Last not least ist die Kirche in Deutschland kein homogener vollkommen der Häresie verfallener Klotz am Bein der Weltkirche. Auch im verfemten Deutschland gibt es fromme Laien und Ordensleute, gute Priester und Bischöfe. Darüber hinaus finanziert sich die Kirche in Deutschland längst nicht nur aus Kirchensteuereinnahmen. Das macht den Löwenanteil aus, sicher, doch bei unverzüglichem, vollständigen Wegfall aller Kirchensteuereinnahmen müsste zum Beispiel kein Bischof auf sein Gehalt verzichten. Gleiches gilt für die Domkapitel. Zahlreiche finanzielle Verflechtungen von Staat und Kirche in der Kategorialseelsorge sind von der Kirchensteuer vollkommen unabhängig. Die Vermögenslage mancher Bistümer ließe diese sehr lange auch ohne Kirchensteuer überleben.

Nicht nur die theologische und pastorale Lage in Deutschland ist komplex, auch die finanzielle Lage ist keinesfalls so linear, wie man auf den ersten Blick denken könnte. Den Bischöfen die Kirchensteuer aus den Händen zu nehmen, könnte zu ähnlichen Verhältnissen wie in der Schweiz führen, wo politischer (Links-)Katholizismus Bischöfen das Leben sehr schwer machen kann. Die Kirchensteuer abzuschaffen bedeutet nichts anderes als ein anderes Modell der Finanzierung erfinden zu müssen. Auch das ist möglich, führte aber vom Regen in die Traufe.

Auch wenn das Postulat von Prof. Roberto de Mattei auf den ersten Blick wirklich so klingt, als könnte man dem frenetischen Beifall spenden, den er auf der Pressekonferenz wirklich erhielt, so hält seine brillante Idee einem Realitycheck nicht stand. Wer würde nicht allzu gerne dem synodalen Weg das finanzielle Wasser abgraben. Diesen Mist auf so einfache Weise beenden zu können, wäre zu schön, um wahr zu sein. Nur leider ist es auf diesem Wege eben nicht möglich. Der gute Appell geht fehl.
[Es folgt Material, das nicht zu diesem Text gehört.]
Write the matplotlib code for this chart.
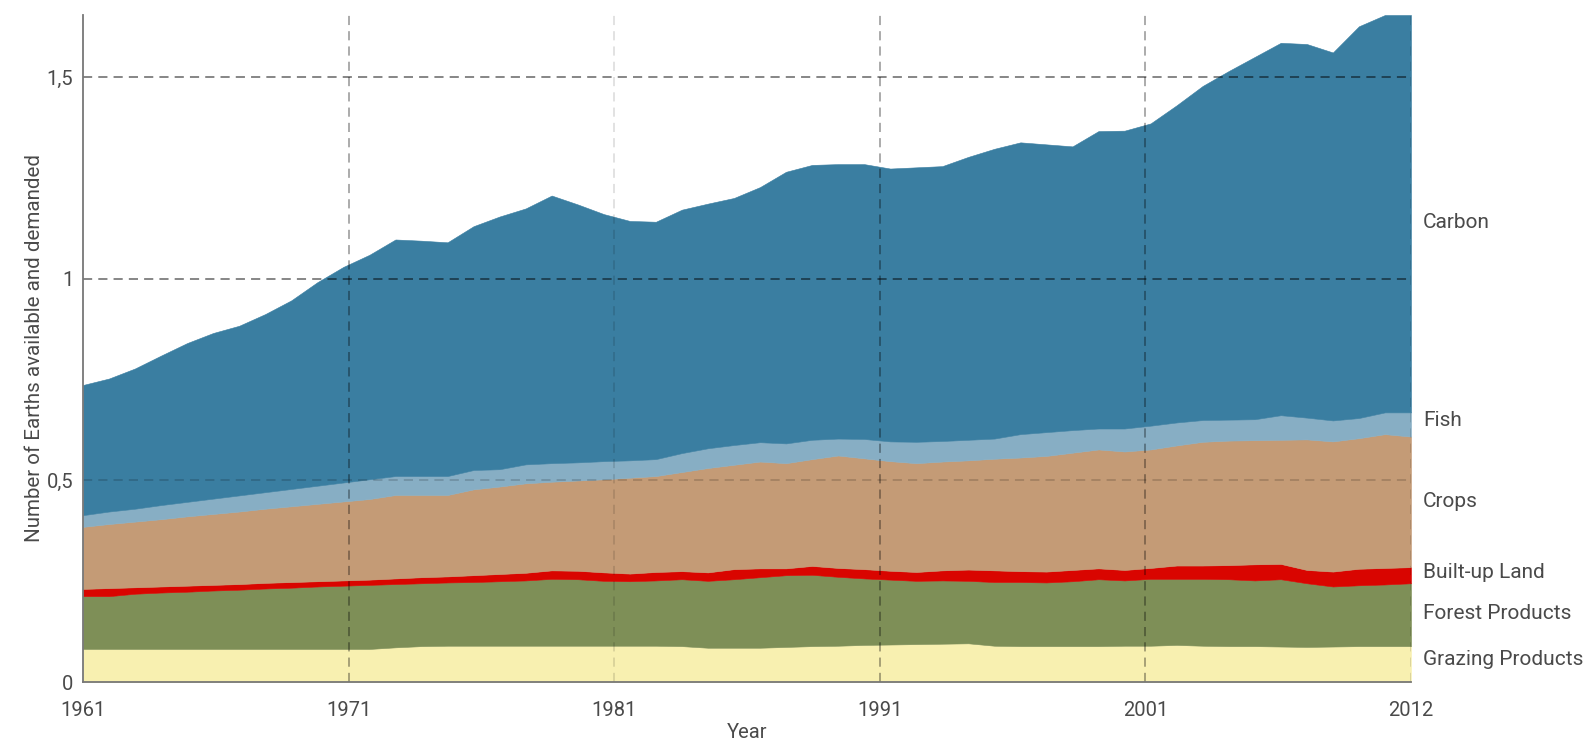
import numpy as np
import matplotlib
matplotlib.use("Agg")
import matplotlib.pyplot as plt
import matplotlib.transforms as mtransforms

plt.rcParams['font.family'] = ['Roboto', 'DejaVu Sans']

years = list(range(1961, 2013))

grazing = [0.082, 0.082, 0.082, 0.082, 0.082, 0.082, 0.082, 0.082, 0.082, 0.082,
           0.082, 0.082, 0.086, 0.089, 0.090, 0.090, 0.090, 0.090, 0.090, 0.090,
           0.090, 0.090, 0.090, 0.089, 0.085, 0.085, 0.085, 0.087, 0.089, 0.090,
           0.092, 0.093, 0.094, 0.095, 0.096, 0.090, 0.089, 0.089, 0.089, 0.089,
           0.090, 0.090, 0.092, 0.090, 0.089, 0.089, 0.088, 0.087, 0.088, 0.089,
           0.089, 0.089]

forest = [0.131, 0.131, 0.137, 0.140, 0.142, 0.145, 0.147, 0.150, 0.152, 0.155,
          0.157, 0.159, 0.157, 0.156, 0.157, 0.158, 0.160, 0.162, 0.166, 0.165,
          0.161, 0.160, 0.162, 0.166, 0.166, 0.170, 0.175, 0.178, 0.177, 0.171,
          0.165, 0.161, 0.157, 0.157, 0.155, 0.158, 0.159, 0.158, 0.161, 0.166,
          0.162, 0.166, 0.164, 0.166, 0.166, 0.163, 0.167, 0.158, 0.149, 0.151,
          0.153, 0.156]

builtup = [0.018, 0.020, 0.016, 0.015, 0.015, 0.014, 0.014, 0.014, 0.014, 0.013,
           0.013, 0.013, 0.014, 0.015, 0.015, 0.017, 0.018, 0.019, 0.021, 0.021,
           0.021, 0.019, 0.021, 0.020, 0.021, 0.025, 0.022, 0.017, 0.022, 0.022,
           0.023, 0.022, 0.022, 0.025, 0.028, 0.029, 0.027, 0.027, 0.028, 0.027,
           0.026, 0.027, 0.033, 0.033, 0.035, 0.040, 0.038, 0.033, 0.037, 0.041,
           0.041, 0.040]

crops = [0.154, 0.159, 0.163, 0.167, 0.172, 0.176, 0.180, 0.184, 0.188, 0.192,
         0.196, 0.200, 0.207, 0.204, 0.202, 0.213, 0.217, 0.222, 0.220, 0.224,
         0.231, 0.238, 0.238, 0.246, 0.259, 0.259, 0.265, 0.261, 0.265, 0.279,
         0.275, 0.272, 0.270, 0.270, 0.271, 0.277, 0.282, 0.287, 0.291, 0.295,
         0.294, 0.294, 0.298, 0.307, 0.309, 0.308, 0.308, 0.324, 0.323, 0.324,
         0.332, 0.324]

fish = [0.029, 0.031, 0.032, 0.035, 0.036, 0.038, 0.040, 0.041, 0.043, 0.045,
        0.047, 0.049, 0.047, 0.047, 0.047, 0.048, 0.043, 0.047, 0.046, 0.045,
        0.045, 0.043, 0.042, 0.047, 0.049, 0.049, 0.048, 0.049, 0.048, 0.042,
        0.048, 0.049, 0.053, 0.051, 0.051, 0.050, 0.058, 0.059, 0.056, 0.052,
        0.057, 0.059, 0.057, 0.054, 0.052, 0.052, 0.061, 0.054, 0.052, 0.050,
        0.054, 0.060]

carbon = [0.323, 0.330, 0.348, 0.371, 0.394, 0.411, 0.421, 0.442, 0.468, 0.505,
          0.535, 0.557, 0.587, 0.584, 0.580, 0.605, 0.627, 0.635, 0.664, 0.640,
          0.613, 0.594, 0.589, 0.604, 0.607, 0.613, 0.633, 0.674, 0.682, 0.681,
          0.682, 0.677, 0.681, 0.682, 0.702, 0.719, 0.724, 0.714, 0.704, 0.738,
          0.739, 0.750, 0.787, 0.829, 0.865, 0.899, 0.924, 0.927, 0.913, 0.972,
          0.986, 0.986]

series_names = ["Grazing Products", "Forest Products", "Built-up Land", "Crops", "Fish", "Carbon"]
series_colors = ["#f8f0b0", "#7e8f57", "#d90500", "#c49b76", "#87aec4", "#3a7ea1"]
label_y = [0.055, 0.171, 0.272, 0.449, 0.650, 1.139]

xtick_labels = ["1961", "1971", "1981", "1991", "2001", "2012"]
ytick_values = [0, 0.5, 1, 1.5]
ytick_labels = ["0", "0,5", "1", "1,5"]

fig = plt.figure(figsize=(15.89, 7.46), dpi=100)
ax = fig.add_axes([83 / 1589, 1 - 682 / 746, (1411 - 83) / 1589, (682 - 15) / 746])

ax.stackplot(years, grazing, forest, builtup, crops, fish, carbon,
             colors=series_colors, edgecolor='face', linewidth=0.4, zorder=1)

ax.set_xlim(years[0], years[-1])
ax.set_ylim(0, 1.655)

xticks = np.linspace(years[0], years[-1], len(xtick_labels))
ax.set_xticks(xticks)
ax.set_xticklabels(xtick_labels)
ax.set_yticks(ytick_values)
ax.set_yticklabels(ytick_labels)

text_color = "#4a4a4a"
ax.tick_params(axis='both', length=0, labelsize=14.5, colors=text_color)
ax.tick_params(axis='x', pad=14)
ax.tick_params(axis='y', pad=7)

# grid lines on top of areas
faint = {2, 5}
for k, xv in enumerate(xticks):
    if k == 0:
        continue
    a = 0.15 if k in faint else 0.42
    ax.axvline(xv, color='black', alpha=a, lw=1.1, dashes=(6, 4), zorder=3)
for yv in ytick_values[1:]:
    a = 0.2 if yv == 0.5 else 0.6
    ax.axhline(yv, color='black', alpha=a, lw=1.1, dashes=(6, 4), zorder=3)

for s in ['top', 'right']:
    ax.spines[s].set_visible(False)
for s in ['left', 'bottom']:
    ax.spines[s].set_color('#777777')
    ax.spines[s].set_linewidth(1.3)
    ax.spines[s].set_zorder(4)

ax.set_xlabel("Year", fontsize=14.5, color=text_color, labelpad=2)
ax.set_ylabel("Number of Earths available and demanded", fontsize=14.8, color=text_color, labelpad=2)

trans = mtransforms.blended_transform_factory(ax.transAxes, ax.transData)
x_lab = (1423 - 83) / (1411 - 83)
for name, yv in zip(series_names, label_y):
    ax.text(x_lab, yv, name, transform=trans, ha='left', va='center',
            fontsize=15, color=text_color)

fig.savefig("out.png", dpi=100)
Eines aber ist gewiss, wer im Gewissen und unter sorgfältiger geistlicher Prüfung seines Weges zu der Überzeugung kommt, diese Kirchensteuer so nicht mehr zahlen zu wollen, dem sollten gute und mutige Seelsorger als Seelenführer zu Seite stehen. Demjenigen sollten gute Wege aufgezeigt werden, wie dieser Weg zu gehen ist. Denn so sehr der Weg an sich unter Umständen zu begrüßen wäre, so sehr jeder Cent zu feiern wäre, der dem synodalen Weg entzogen würde, so sehr ist vor allem anderen das Seelenheil derer im Blick zu halten, die aus dem verfassten kirchlichen System aussteigen möchten. Hier wäre vor einem Appell zur Kirchensteuerverweigerung erst einmal ein Netzwerk geistlicher Hilfe und Stütze aufzubauen. Dies zu tun, es bald zu beginnen, ist ohnehin schon jetzt unbedingt nötig. Der Drang aus dem System auszubrechen wird zunehmen. Um das vorher zu sagen, muss man weder Prophet noch Philosoph sein.

Hier liegt aber für Bischöfe, Kirchenrechtler, Theologen, Priester und Philosophen ein Feld, welches unbedingt beackert werden sollte.